═══ Task input ═══
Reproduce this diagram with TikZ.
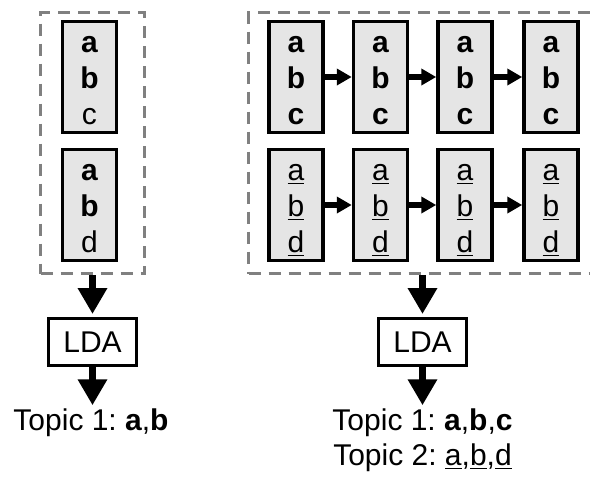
\documentclass[tikz,border=0pt]{standalone}
\usepackage{fontspec}
\setmainfont{Liberation Sans}
\usetikzlibrary{arrows.meta}
\frenchspacing

\begin{document}
\begin{tikzpicture}[x=0.5pt,y=-0.5pt,
        every node/.style={font=\fontsize{15pt}{18pt}\selectfont},
        doc/.style={draw,line width=1.75pt,fill=black!10,minimum width=27pt,minimum height=55.5pt,
            inner sep=0pt,align=center,text height=49.5pt,text depth=2.5pt},
        grp/.style={draw=black!50,line width=1.5pt,dash pattern=on 6pt off 4pt,minimum height=130.5pt},
        lda/.style={draw,line width=1.5pt,minimum width=44pt,minimum height=23.5pt,inner sep=0pt},
        big/.style={line width=3.6pt,-{Triangle[length=13pt,width=14pt]},shorten >=1.5pt},
        small/.style={line width=2.6pt,-{Triangle[length=7.5pt,width=8pt]}},
        topic/.style={anchor=base,inner sep=0pt,outer sep=0pt}]

            \useasboundingbox (0,0) rectangle (590,477);

            % dashed groups
            \node[grp,minimum width=52pt] (grpL) at (92.5,143) {};
            \node[grp,minimum width=175pt] (grpR) at (423.5,143) {};

            % left: two documents
            \node[doc] (dL1) at (89.5,77) {\textbf{a}\\\textbf{b}\\c};
            \node[doc] (dL2) at (89.5,205) {\textbf{a}\\\textbf{b}\\d};

            % right: two chains
            \node[doc] (dB1) at (296,77) {\textbf{a}\\\textbf{b}\\\textbf{c}};
            \node[doc] (dB2) at (380.5,77) {\textbf{a}\\\textbf{b}\\\textbf{c}};
            \node[doc] (dB3) at (465,77) {\textbf{a}\\\textbf{b}\\\textbf{c}};
            \node[doc] (dB4) at (551,77) {\textbf{a}\\\textbf{b}\\\textbf{c}};
            \node[doc] (dU1) at (296,205) {\underline{a}\\\underline{b}\\\underline{d}};
            \node[doc] (dU2) at (380.5,205) {\underline{a}\\\underline{b}\\\underline{d}};
            \node[doc] (dU3) at (465,205) {\underline{a}\\\underline{b}\\\underline{d}};
            \node[doc] (dU4) at (551,205) {\underline{a}\\\underline{b}\\\underline{d}};

            \draw[small] (dB1) -- (dB2);
            \draw[small] (dB2) -- (dB3);
            \draw[small] (dB3) -- (dB4);
            \draw[small] (dU1) -- (dU2);
            \draw[small] (dU2) -- (dU3);
            \draw[small] (dU3) -- (dU4);

            % LDA and topics
            \node[lda] (ldaL) at (92.5,342) {LDA};
            \node[lda] (ldaR) at (422.5,342) {LDA};
            \node[topic] (topL) at (91,430) {Topic 1: \textbf{a},\textbf{b}};
            \node[topic] (topR1) at (422.5,430) {Topic 1: \textbf{a},\textbf{b},\textbf{c}};
            \node[topic] (topR2) at (422.5,465) {Topic 2: \underline{a},\underline{b},\underline{d}};

            \draw[big] (grpL.south) -- (ldaL.north);
            \draw[big] (ldaL.south) -- (ldaL.south |- topL.north);
            \draw[big] (ldaR.north |- grpR.south) -- (ldaR.north);
            \draw[big] (ldaR.south) -- (topR1.north);
\end{tikzpicture}
\end{document}
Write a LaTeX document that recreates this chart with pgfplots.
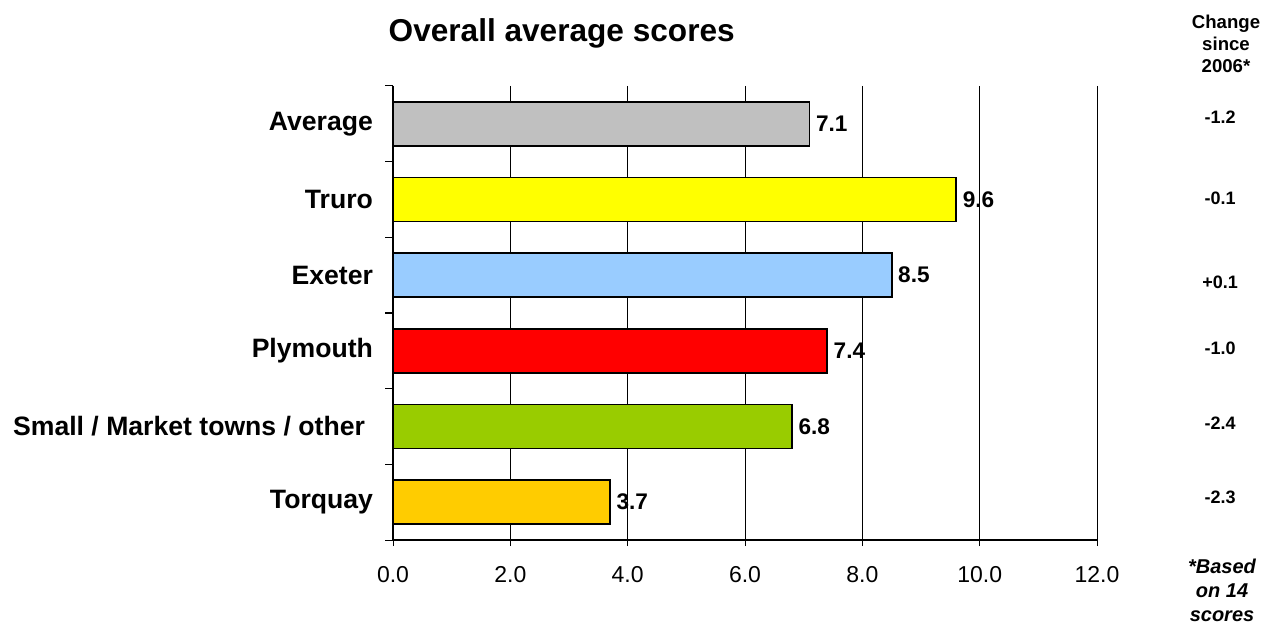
\documentclass[border=0pt]{standalone}
\usepackage{pgfplots}
\pgfplotsset{compat=1.18}
\usepackage{fontspec}
\setmainfont{Liberation Sans}

\definecolor{barGray}{HTML}{C0C0C0}
\definecolor{barYellow}{HTML}{FFFF00}
\definecolor{barBlue}{HTML}{99CCFF}
\definecolor{barRed}{HTML}{FF0000}
\definecolor{barGreen}{HTML}{99CC00}
\definecolor{barOrange}{HTML}{FFCC00}

\begin{document}
\begin{tikzpicture}
\path[use as bounding box] (0,0) rectangle (636pt,312pt);

% title
\node[anchor=west, font=\bfseries\fontsize{15.8}{19}\selectfont] at (190.8pt,295.5pt) {Overall average scores};

\begin{axis}[
  at={(196.5pt,42pt)}, anchor=south west,
  scale only axis, width=352pt, height=227pt,
  xmin=0, xmax=12, ymin=-0.5, ymax=5.5,
  y dir=reverse,
  axis lines*=left,
  axis line style={black, line width=0.6pt},
  xtick={0,2,...,12},
  xmajorgrids=true,
  grid style={black, line width=0.5pt},
  xticklabel style={font=\fontsize{11.5}{13}\selectfont, yshift=-6.5pt,
    /pgf/number format/.cd, fixed, zerofill, precision=1, assume math mode=true},
  ytick={0,...,5},
  yticklabels={Average, Truro, Exeter, Plymouth, {Small / Market towns / other\rule{4pt}{0pt}}, Torquay},
  yticklabel style={font=\bfseries\fontsize{13.3}{15}\selectfont, xshift=-3.5pt},
  minor ytick={-0.5,0.5,...,5.5},
  tick align=outside,
  major tick length=3pt,
  minor tick length=4pt,
  major y tick style={draw=none},
  minor y tick style={draw=black, line width=0.5pt},
  xtick style={black, line width=0.5pt},
  clip=false,
  xbar, bar width=22pt, bar shift=0pt,
  nodes near coords,
  point meta=x,
  nodes near coords style={font=\bfseries\fontsize{11.3}{14}\selectfont, anchor=west, xshift=-0.5pt,
    /pgf/number format/.cd, fixed, zerofill, precision=1, assume math mode=true},
]
\addplot[draw=black, line width=0.9pt, fill=barGray]   coordinates {(7.1,0)};
\addplot[draw=black, line width=0.9pt, fill=barYellow] coordinates {(9.6,1)};
\addplot[draw=black, line width=0.9pt, fill=barBlue]   coordinates {(8.5,2)};
\addplot[draw=black, line width=0.9pt, fill=barRed]    coordinates {(7.4,3)};
\addplot[draw=black, line width=0.9pt, fill=barGreen]  coordinates {(6.8,4)};
\addplot[draw=black, line width=0.9pt, fill=barOrange] coordinates {(3.7,5)};

% change since 2006 column
\begin{scope}[every node/.style={font=\bfseries\fontsize{9}{10}\selectfont}]
\node at (axis cs:14.1,-0.09) {-1.2};
\node at (axis cs:14.1,0.99) {-0.1};
\node at (axis cs:14.1,2.09) {+0.1};
\node at (axis cs:14.1,2.97) {-1.0};
\node at (axis cs:14.1,3.96) {-2.4};
\node at (axis cs:14.1,4.93) {-2.3};
\end{scope}
\end{axis}

\node[align=center, font=\bfseries\fontsize{9.3}{11}\selectfont] at (613pt,290pt) {Change\\since\\2006*};
\node[align=center, font=\bfseries\itshape\fontsize{10}{12}\selectfont] at (611pt,17pt) {*Based\\on 14\\scores};
\end{tikzpicture}
\end{document}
═══
- What needs to be done -
Omit every picture, and otherwise quote the entries exactly.

- Result -
Reproduce this diagram with TikZ.
\documentclass[tikz,border=0pt]{standalone}
\usepackage{fontspec}
\setmainfont{Liberation Sans}
\usetikzlibrary{arrows.meta}
\frenchspacing

\begin{document}
\begin{tikzpicture}[x=0.5pt,y=-0.5pt,
        every node/.style={font=\fontsize{15pt}{18pt}\selectfont},
        doc/.style={draw,line width=1.75pt,fill=black!10,minimum width=27pt,minimum height=55.5pt,
            inner sep=0pt,align=center,text height=49.5pt,text depth=2.5pt},
        grp/.style={draw=black!50,line width=1.5pt,dash pattern=on 6pt off 4pt,minimum height=130.5pt},
        lda/.style={draw,line width=1.5pt,minimum width=44pt,minimum height=23.5pt,inner sep=0pt},
        big/.style={line width=3.6pt,-{Triangle[length=13pt,width=14pt]},shorten >=1.5pt},
        small/.style={line width=2.6pt,-{Triangle[length=7.5pt,width=8pt]}},
        topic/.style={anchor=base,inner sep=0pt,outer sep=0pt}]

            \useasboundingbox (0,0) rectangle (590,477);

            % dashed groups
            \node[grp,minimum width=52pt] (grpL) at (92.5,143) {};
            \node[grp,minimum width=175pt] (grpR) at (423.5,143) {};

            % left: two documents
            \node[doc] (dL1) at (89.5,77) {\textbf{a}\\\textbf{b}\\c};
            \node[doc] (dL2) at (89.5,205) {\textbf{a}\\\textbf{b}\\d};

            % right: two chains
            \node[doc] (dB1) at (296,77) {\textbf{a}\\\textbf{b}\\\textbf{c}};
            \node[doc] (dB2) at (380.5,77) {\textbf{a}\\\textbf{b}\\\textbf{c}};
            \node[doc] (dB3) at (465,77) {\textbf{a}\\\textbf{b}\\\textbf{c}};
            \node[doc] (dB4) at (551,77) {\textbf{a}\\\textbf{b}\\\textbf{c}};
            \node[doc] (dU1) at (296,205) {\underline{a}\\\underline{b}\\\underline{d}};
            \node[doc] (dU2) at (380.5,205) {\underline{a}\\\underline{b}\\\underline{d}};
            \node[doc] (dU3) at (465,205) {\underline{a}\\\underline{b}\\\underline{d}};
            \node[doc] (dU4) at (551,205) {\underline{a}\\\underline{b}\\\underline{d}};

            \draw[small] (dB1) -- (dB2);
            \draw[small] (dB2) -- (dB3);
            \draw[small] (dB3) -- (dB4);
            \draw[small] (dU1) -- (dU2);
            \draw[small] (dU2) -- (dU3);
            \draw[small] (dU3) -- (dU4);

            % LDA and topics
            \node[lda] (ldaL) at (92.5,342) {LDA};
            \node[lda] (ldaR) at (422.5,342) {LDA};
            \node[topic] (topL) at (91,430) {Topic 1: \textbf{a},\textbf{b}};
            \node[topic] (topR1) at (422.5,430) {Topic 1: \textbf{a},\textbf{b},\textbf{c}};
            \node[topic] (topR2) at (422.5,465) {Topic 2: \underline{a},\underline{b},\underline{d}};

            \draw[big] (grpL.south) -- (ldaL.north);
            \draw[big] (ldaL.south) -- (ldaL.south |- topL.north);
            \draw[big] (ldaR.north |- grpR.south) -- (ldaR.north);
            \draw[big] (ldaR.south) -- (topR1.north);
\end{tikzpicture}
\end{document}
Write a LaTeX document that recreates this chart with pgfplots.
\documentclass[border=0pt]{standalone}
\usepackage{pgfplots}
\pgfplotsset{compat=1.18}
\usepackage{fontspec}
\setmainfont{Liberation Sans}

\definecolor{barGray}{HTML}{C0C0C0}
\definecolor{barYellow}{HTML}{FFFF00}
\definecolor{barBlue}{HTML}{99CCFF}
\definecolor{barRed}{HTML}{FF0000}
\definecolor{barGreen}{HTML}{99CC00}
\definecolor{barOrange}{HTML}{FFCC00}

\begin{document}
\begin{tikzpicture}
\path[use as bounding box] (0,0) rectangle (636pt,312pt);

% title
\node[anchor=west, font=\bfseries\fontsize{15.8}{19}\selectfont] at (190.8pt,295.5pt) {Overall average scores};

\begin{axis}[
  at={(196.5pt,42pt)}, anchor=south west,
  scale only axis, width=352pt, height=227pt,
  xmin=0, xmax=12, ymin=-0.5, ymax=5.5,
  y dir=reverse,
  axis lines*=left,
  axis line style={black, line width=0.6pt},
  xtick={0,2,...,12},
  xmajorgrids=true,
  grid style={black, line width=0.5pt},
  xticklabel style={font=\fontsize{11.5}{13}\selectfont, yshift=-6.5pt,
    /pgf/number format/.cd, fixed, zerofill, precision=1, assume math mode=true},
  ytick={0,...,5},
  yticklabels={Average, Truro, Exeter, Plymouth, {Small / Market towns / other\rule{4pt}{0pt}}, Torquay},
  yticklabel style={font=\bfseries\fontsize{13.3}{15}\selectfont, xshift=-3.5pt},
  minor ytick={-0.5,0.5,...,5.5},
  tick align=outside,
  major tick length=3pt,
  minor tick length=4pt,
  major y tick style={draw=none},
  minor y tick style={draw=black, line width=0.5pt},
  xtick style={black, line width=0.5pt},
  clip=false,
  xbar, bar width=22pt, bar shift=0pt,
  nodes near coords,
  point meta=x,
  nodes near coords style={font=\bfseries\fontsize{11.3}{14}\selectfont, anchor=west, xshift=-0.5pt,
    /pgf/number format/.cd, fixed, zerofill, precision=1, assume math mode=true},
]
\addplot[draw=black, line width=0.9pt, fill=barGray]   coordinates {(7.1,0)};
\addplot[draw=black, line width=0.9pt, fill=barYellow] coordinates {(9.6,1)};
\addplot[draw=black, line width=0.9pt, fill=barBlue]   coordinates {(8.5,2)};
\addplot[draw=black, line width=0.9pt, fill=barRed]    coordinates {(7.4,3)};
\addplot[draw=black, line width=0.9pt, fill=barGreen]  coordinates {(6.8,4)};
\addplot[draw=black, line width=0.9pt, fill=barOrange] coordinates {(3.7,5)};

% change since 2006 column
\begin{scope}[every node/.style={font=\bfseries\fontsize{9}{10}\selectfont}]
\node at (axis cs:14.1,-0.09) {-1.2};
\node at (axis cs:14.1,0.99) {-0.1};
\node at (axis cs:14.1,2.09) {+0.1};
\node at (axis cs:14.1,2.97) {-1.0};
\node at (axis cs:14.1,3.96) {-2.4};
\node at (axis cs:14.1,4.93) {-2.3};
\end{scope}
\end{axis}

\node[align=center, font=\bfseries\fontsize{9.3}{11}\selectfont] at (613pt,290pt) {Change\\since\\2006*};
\node[align=center, font=\bfseries\itshape\fontsize{10}{12}\selectfont] at (611pt,17pt) {*Based\\on 14\\scores};
\end{tikzpicture}
\end{document}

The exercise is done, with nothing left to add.